Acquaintances ask me if I'm a Republican or Democrat (a question that thirty days from now will have a larger resonance I suspect) and I don't know how to answer. I used to offer I considered myself to be a 'relentless pragmatist' which didn't, and doesn't, sit well with those whose ideology drives their belief and value system instead of vice versa.
I embraced Senator Barack Obama from the day he announced his candidacy-- not merely for what he offered, but for the promise of what he offered (two very different things). I don't regret my enthusiasm then or the cooling of my ardor for him in recent weeks and still think a plethora of voices and choices is a good thing until we become paralyzed by indecision. By the same token, I admire and respect Senator John McCain for his physical heroism and spiritual tenacity. Few on Earth could endure what he has-much less triumph over it.

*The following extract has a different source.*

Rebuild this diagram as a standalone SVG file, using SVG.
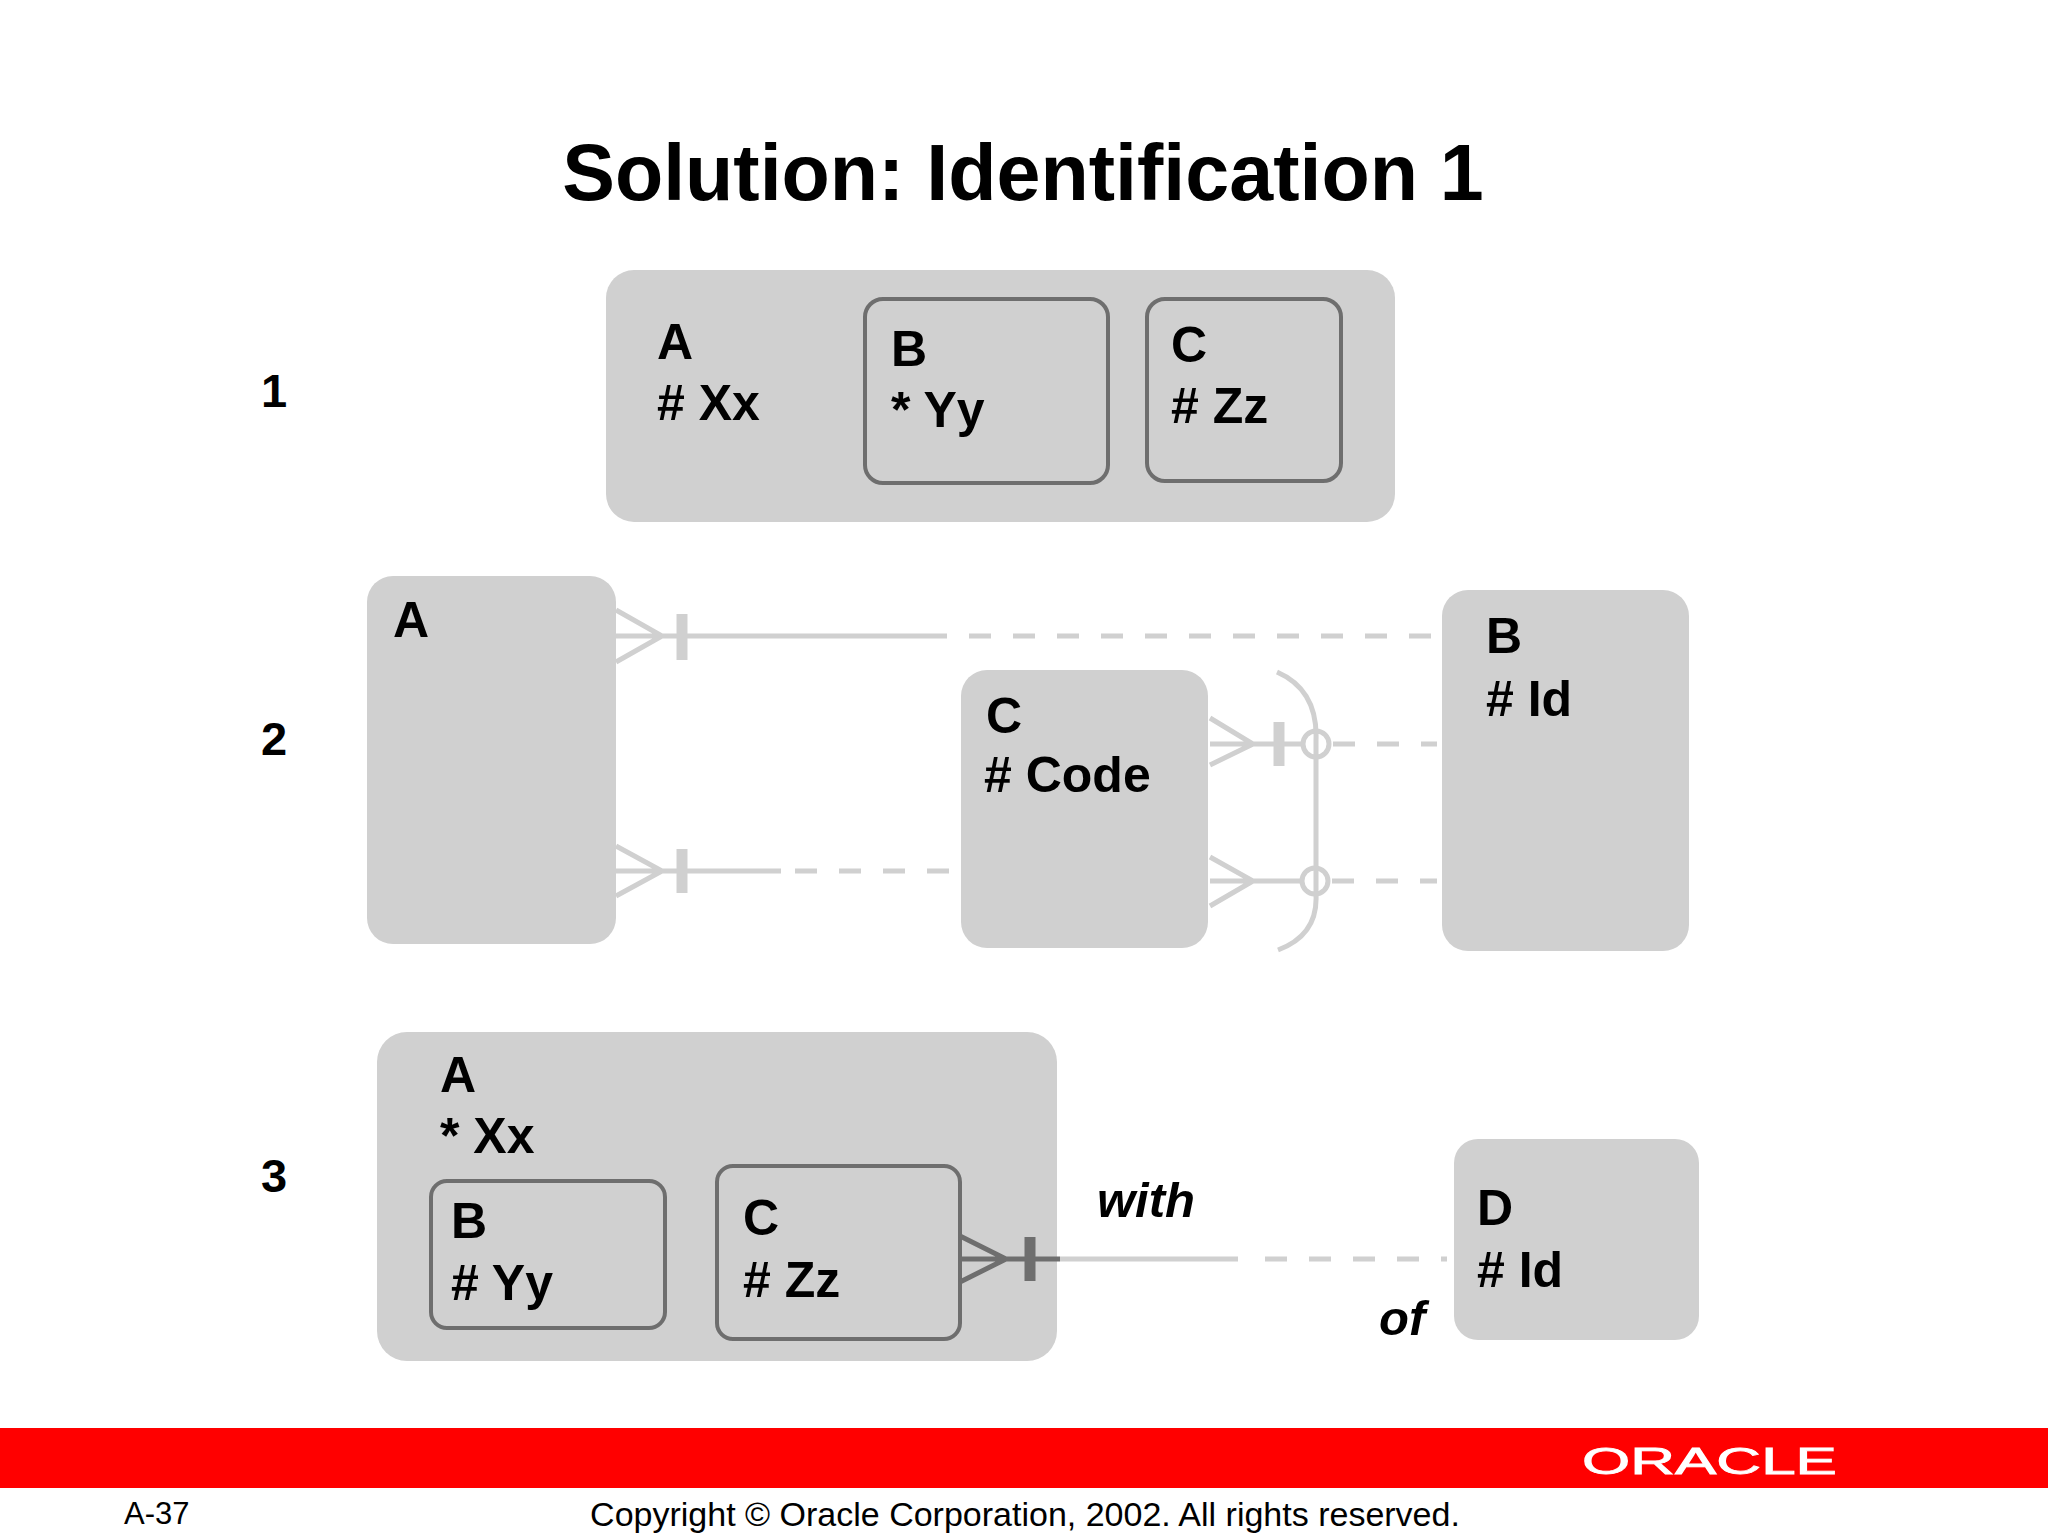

We have, as I see it early on a Saturday morning exactly a month away from the second most important Presidential election in my lifetime (the first, JFK and RMN happened before I was eight years old and I really didn't grasp it. Not only had we not yet walked on the moon we'd not even escaped the Earth's gravity. It was, indeed, another America), devolved from a political system where 'the idea' was paramount to one where 'the game' became the definer. Did it begin with the "New Nixon" and his Southern Strategy in the late sixties and early Seventies? Did Reagan Republicans collide with Clinton Democrats and produce Newt Gingrich and Bush Père et Fils?
I don't pretend to know enough political science to explore any of that or to even realize it may well be pap. I do remember an American politics where there was dialogue and not diatribe, where reasoned and researched discussion trumped bumper stickers and sound bytes, where we lowered our voices but never our expectations where government was always part of the solution and never the problem, but that America has gone the way of high top sneakers, it seems, and old school is for old fools.
We no longer vote our hopes and dreams but fears and failings, and are then surprised when we're reduced to a choice of cancer or polio. If you wonder who is to blame, look no further than your mirror.
-bill kenny
Ramblings of a badly aged Baby Boomer who went from Rebel Without a Cause to Bozo Without a Clue in, seemingly, the same afternoon.